■ TASK GOAL:
Exactly as written, retype the listing below, omitting the pictures.

'''

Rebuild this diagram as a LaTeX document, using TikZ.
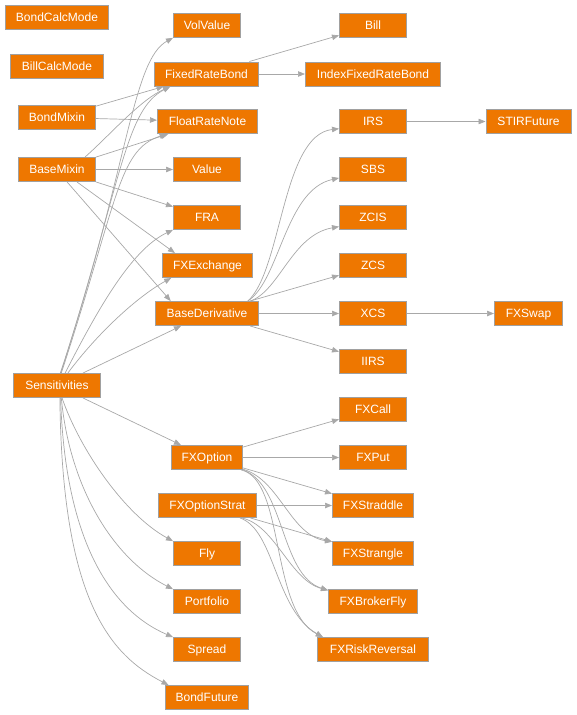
\documentclass[tikz,border=0pt]{standalone}
\usepackage{fontspec}
\setmainfont{Liberation Sans}
\usetikzlibrary{arrows.meta}
\definecolor{nodefill}{RGB}{238,119,0}
\definecolor{nodeline}{RGB}{160,160,160}
\definecolor{edgecol}{RGB}{168,168,168}
\begin{document}
\begin{tikzpicture}[x=1pt,y=-1pt,
  cls/.style={rectangle, fill=nodefill, draw=nodeline, line width=1pt, text=white,
    font=\fontsize{12}{14}\selectfont, minimum height=24pt, minimum width=67pt,
    inner xsep=3pt, inner ysep=0pt, text height=8.6pt, text depth=0pt},
  conn/.style={draw=edgecol, line width=0.7pt, -{Triangle[length=7pt,width=5.5pt]}}]
\useasboundingbox (0,0) rectangle (576,715);
% column 1
\node[cls, minimum width=103pt] (bondcalcmode) at (57,17.5) {BondCalcMode};
\node[cls, minimum width=93pt] (billcalcmode) at (57,66.5) {BillCalcMode};
\node[cls, minimum width=77pt] (bondmixin) at (57,117.5) {BondMixin};
\node[cls, minimum width=77pt] (basemixin) at (57,169.5) {BaseMixin};
\node[cls, minimum width=87pt] (sensitivities) at (57,385.5) {Sensitivities};
% column 2
\node[cls] (volvalue) at (207,25.5) {VolValue};
\node[cls, minimum width=104pt] (fixedratebond) at (206.5,74) {FixedRateBond};
\node[cls, minimum width=100pt] (floatratenote) at (207.5,121.5) {FloatRateNote};
\node[cls] (value) at (207,169.5) {Value};
\node[cls] (fra) at (207,217.5) {FRA};
\node[cls, minimum width=90pt] (fxexchange) at (207.5,265.5) {FXExchange};
\node[cls, minimum width=103pt] (basederivative) at (207,313.5) {BaseDerivative};
\node[cls, minimum width=71pt] (fxoption) at (207,457.5) {FXOption};
\node[cls, minimum width=98pt] (fxoptionstrat) at (207.5,505.5) {FXOptionStrat};
\node[cls] (fly) at (207,553.5) {Fly};
\node[cls] (portfolio) at (207,601.5) {Portfolio};
\node[cls] (spread) at (207,649.5) {Spread};
\node[cls, minimum width=83pt] (bondfuture) at (207,697.5) {BondFuture};
% column 3
\node[cls] (bill) at (373,25.5) {Bill};
\node[cls, minimum width=135pt] (indexfixedratebond) at (373,74) {IndexFixedRateBond};
\node[cls] (irs) at (373,121.5) {IRS};
\node[cls] (sbs) at (373,169.5) {SBS};
\node[cls] (zcis) at (373,217.5) {ZCIS};
\node[cls] (zcs) at (373,265.5) {ZCS};
\node[cls] (xcs) at (373,313.5) {XCS};
\node[cls] (iirs) at (373,361.5) {IIRS};
\node[cls] (fxcall) at (373,409.5) {FXCall};
\node[cls] (fxput) at (373,457.5) {FXPut};
\node[cls, minimum width=81pt] (fxstraddle) at (373,505.5) {FXStraddle};
\node[cls, minimum width=81pt] (fxstrangle) at (373,553.5) {FXStrangle};
\node[cls, minimum width=89pt] (fxbrokerfly) at (373,601.5) {FXBrokerFly};
\node[cls, minimum width=111pt] (fxriskreversal) at (373,649.5) {FXRiskReversal};
% column 4
\node[cls, minimum width=85pt] (stirfuture) at (528.5,121.5) {STIRFuture};
\node[cls, minimum width=68pt] (fxswap) at (528.5,313.5) {FXSwap};
% edges: mixins
\draw[conn] (bondmixin) -- (fixedratebond);
\draw[conn] (bondmixin) -- (floatratenote);
\draw[conn] (basemixin.24) .. controls (110,135) and (140,100) .. (fixedratebond.199);
\draw[conn] (basemixin) -- (floatratenote);
\draw[conn] (basemixin) -- (value);
\draw[conn] (basemixin) -- (fra);
\draw[conn] (basemixin.-32) -- (fxexchange.159);
\draw[conn] (basemixin.-51) -- (basederivative.161);
% bonds
\draw[conn] (fixedratebond) -- (bill);
\draw[conn] (fixedratebond) -- (indexfixedratebond);
% sensitivities
\draw[conn] (sensitivities.75) .. controls (128,170) and (132,60) .. (volvalue.200);
\draw[conn] (sensitivities.73) .. controls (122,180) and (125,110) .. (fixedratebond.199);
\draw[conn] (sensitivities.71) .. controls (118,200) and (118,150) .. (floatratenote.197);
\draw[conn] (sensitivities.57) .. controls (95,315) and (130,250) .. (fra.200);
\draw[conn] (sensitivities.49) .. controls (100,330) and (140,295) .. (fxexchange.199);
\draw[conn] (sensitivities) -- (basederivative);
\draw[conn] (sensitivities) -- (fxoption);
\draw[conn] (sensitivities.-68) .. controls (80,450) and (125,515) .. (fly.160);
\draw[conn] (sensitivities.-71) .. controls (70,490) and (115,560) .. (portfolio.160);
\draw[conn] (sensitivities.-74) .. controls (65,540) and (110,610) .. (spread.160);
\draw[conn] (sensitivities.-77) .. controls (62,600) and (110,655) .. (bondfuture.162);
% derivatives
\draw[conn] (basederivative.17) .. controls (282,270) and (282,135) .. (irs.192);
\draw[conn] (basederivative.17) .. controls (280,280) and (285,190) .. (sbs.194);
\draw[conn] (basederivative.16) .. controls (280,290) and (292,235) .. (zcis.195);
\draw[conn] (basederivative) -- (zcs);
\draw[conn] (basederivative) -- (xcs);
\draw[conn] (basederivative) -- (iirs);
\draw[conn] (irs) -- (stirfuture);
\draw[conn] (xcs) -- (fxswap);
% fx options
\draw[conn] (fxoption) -- (fxcall);
\draw[conn] (fxoption) -- (fxput);
\draw[conn] (fxoption) -- (fxstraddle);
\draw[conn] (fxoption.-18) .. controls (280,480) and (290,535) .. (fxstrangle.164);
\draw[conn] (fxoption.-19) .. controls (285,485) and (280,575) .. (fxbrokerfly.166);
\draw[conn] (fxoption.-20) .. controls (285,480) and (270,610) .. (fxriskreversal.166);
\draw[conn] (fxoptionstrat) -- (fxstraddle);
\draw[conn] (fxoptionstrat) -- (fxstrangle);
\draw[conn] (fxoptionstrat.-20) .. controls (275,525) and (290,580) .. (fxbrokerfly.166);
\draw[conn] (fxoptionstrat.-21) .. controls (275,530) and (275,610) .. (fxriskreversal.166);
\end{tikzpicture}
\end{document}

'''

■ ANSWER TO THE TASK:
Rebuild this diagram as a LaTeX document, using TikZ.
\documentclass[tikz,border=0pt]{standalone}
\usepackage{fontspec}
\setmainfont{Liberation Sans}
\usetikzlibrary{arrows.meta}
\definecolor{nodefill}{RGB}{238,119,0}
\definecolor{nodeline}{RGB}{160,160,160}
\definecolor{edgecol}{RGB}{168,168,168}
\begin{document}
\begin{tikzpicture}[x=1pt,y=-1pt,
  cls/.style={rectangle, fill=nodefill, draw=nodeline, line width=1pt, text=white,
    font=\fontsize{12}{14}\selectfont, minimum height=24pt, minimum width=67pt,
    inner xsep=3pt, inner ysep=0pt, text height=8.6pt, text depth=0pt},
  conn/.style={draw=edgecol, line width=0.7pt, -{Triangle[length=7pt,width=5.5pt]}}]
\useasboundingbox (0,0) rectangle (576,715);
% column 1
\node[cls, minimum width=103pt] (bondcalcmode) at (57,17.5) {BondCalcMode};
\node[cls, minimum width=93pt] (billcalcmode) at (57,66.5) {BillCalcMode};
\node[cls, minimum width=77pt] (bondmixin) at (57,117.5) {BondMixin};
\node[cls, minimum width=77pt] (basemixin) at (57,169.5) {BaseMixin};
\node[cls, minimum width=87pt] (sensitivities) at (57,385.5) {Sensitivities};
% column 2
\node[cls] (volvalue) at (207,25.5) {VolValue};
\node[cls, minimum width=104pt] (fixedratebond) at (206.5,74) {FixedRateBond};
\node[cls, minimum width=100pt] (floatratenote) at (207.5,121.5) {FloatRateNote};
\node[cls] (value) at (207,169.5) {Value};
\node[cls] (fra) at (207,217.5) {FRA};
\node[cls, minimum width=90pt] (fxexchange) at (207.5,265.5) {FXExchange};
\node[cls, minimum width=103pt] (basederivative) at (207,313.5) {BaseDerivative};
\node[cls, minimum width=71pt] (fxoption) at (207,457.5) {FXOption};
\node[cls, minimum width=98pt] (fxoptionstrat) at (207.5,505.5) {FXOptionStrat};
\node[cls] (fly) at (207,553.5) {Fly};
\node[cls] (portfolio) at (207,601.5) {Portfolio};
\node[cls] (spread) at (207,649.5) {Spread};
\node[cls, minimum width=83pt] (bondfuture) at (207,697.5) {BondFuture};
% column 3
\node[cls] (bill) at (373,25.5) {Bill};
\node[cls, minimum width=135pt] (indexfixedratebond) at (373,74) {IndexFixedRateBond};
\node[cls] (irs) at (373,121.5) {IRS};
\node[cls] (sbs) at (373,169.5) {SBS};
\node[cls] (zcis) at (373,217.5) {ZCIS};
\node[cls] (zcs) at (373,265.5) {ZCS};
\node[cls] (xcs) at (373,313.5) {XCS};
\node[cls] (iirs) at (373,361.5) {IIRS};
\node[cls] (fxcall) at (373,409.5) {FXCall};
\node[cls] (fxput) at (373,457.5) {FXPut};
\node[cls, minimum width=81pt] (fxstraddle) at (373,505.5) {FXStraddle};
\node[cls, minimum width=81pt] (fxstrangle) at (373,553.5) {FXStrangle};
\node[cls, minimum width=89pt] (fxbrokerfly) at (373,601.5) {FXBrokerFly};
\node[cls, minimum width=111pt] (fxriskreversal) at (373,649.5) {FXRiskReversal};
% column 4
\node[cls, minimum width=85pt] (stirfuture) at (528.5,121.5) {STIRFuture};
\node[cls, minimum width=68pt] (fxswap) at (528.5,313.5) {FXSwap};
% edges: mixins
\draw[conn] (bondmixin) -- (fixedratebond);
\draw[conn] (bondmixin) -- (floatratenote);
\draw[conn] (basemixin.24) .. controls (110,135) and (140,100) .. (fixedratebond.199);
\draw[conn] (basemixin) -- (floatratenote);
\draw[conn] (basemixin) -- (value);
\draw[conn] (basemixin) -- (fra);
\draw[conn] (basemixin.-32) -- (fxexchange.159);
\draw[conn] (basemixin.-51) -- (basederivative.161);
% bonds
\draw[conn] (fixedratebond) -- (bill);
\draw[conn] (fixedratebond) -- (indexfixedratebond);
% sensitivities
\draw[conn] (sensitivities.75) .. controls (128,170) and (132,60) .. (volvalue.200);
\draw[conn] (sensitivities.73) .. controls (122,180) and (125,110) .. (fixedratebond.199);
\draw[conn] (sensitivities.71) .. controls (118,200) and (118,150) .. (floatratenote.197);
\draw[conn] (sensitivities.57) .. controls (95,315) and (130,250) .. (fra.200);
\draw[conn] (sensitivities.49) .. controls (100,330) and (140,295) .. (fxexchange.199);
\draw[conn] (sensitivities) -- (basederivative);
\draw[conn] (sensitivities) -- (fxoption);
\draw[conn] (sensitivities.-68) .. controls (80,450) and (125,515) .. (fly.160);
\draw[conn] (sensitivities.-71) .. controls (70,490) and (115,560) .. (portfolio.160);
\draw[conn] (sensitivities.-74) .. controls (65,540) and (110,610) .. (spread.160);
\draw[conn] (sensitivities.-77) .. controls (62,600) and (110,655) .. (bondfuture.162);
% derivatives
\draw[conn] (basederivative.17) .. controls (282,270) and (282,135) .. (irs.192);
\draw[conn] (basederivative.17) .. controls (280,280) and (285,190) .. (sbs.194);
\draw[conn] (basederivative.16) .. controls (280,290) and (292,235) .. (zcis.195);
\draw[conn] (basederivative) -- (zcs);
\draw[conn] (basederivative) -- (xcs);
\draw[conn] (basederivative) -- (iirs);
\draw[conn] (irs) -- (stirfuture);
\draw[conn] (xcs) -- (fxswap);
% fx options
\draw[conn] (fxoption) -- (fxcall);
\draw[conn] (fxoption) -- (fxput);
\draw[conn] (fxoption) -- (fxstraddle);
\draw[conn] (fxoption.-18) .. controls (280,480) and (290,535) .. (fxstrangle.164);
\draw[conn] (fxoption.-19) .. controls (285,485) and (280,575) .. (fxbrokerfly.166);
\draw[conn] (fxoption.-20) .. controls (285,480) and (270,610) .. (fxriskreversal.166);
\draw[conn] (fxoptionstrat) -- (fxstraddle);
\draw[conn] (fxoptionstrat) -- (fxstrangle);
\draw[conn] (fxoptionstrat.-20) .. controls (275,525) and (290,580) .. (fxbrokerfly.166);
\draw[conn] (fxoptionstrat.-21) .. controls (275,530) and (275,610) .. (fxriskreversal.166);
\end{tikzpicture}
\end{document}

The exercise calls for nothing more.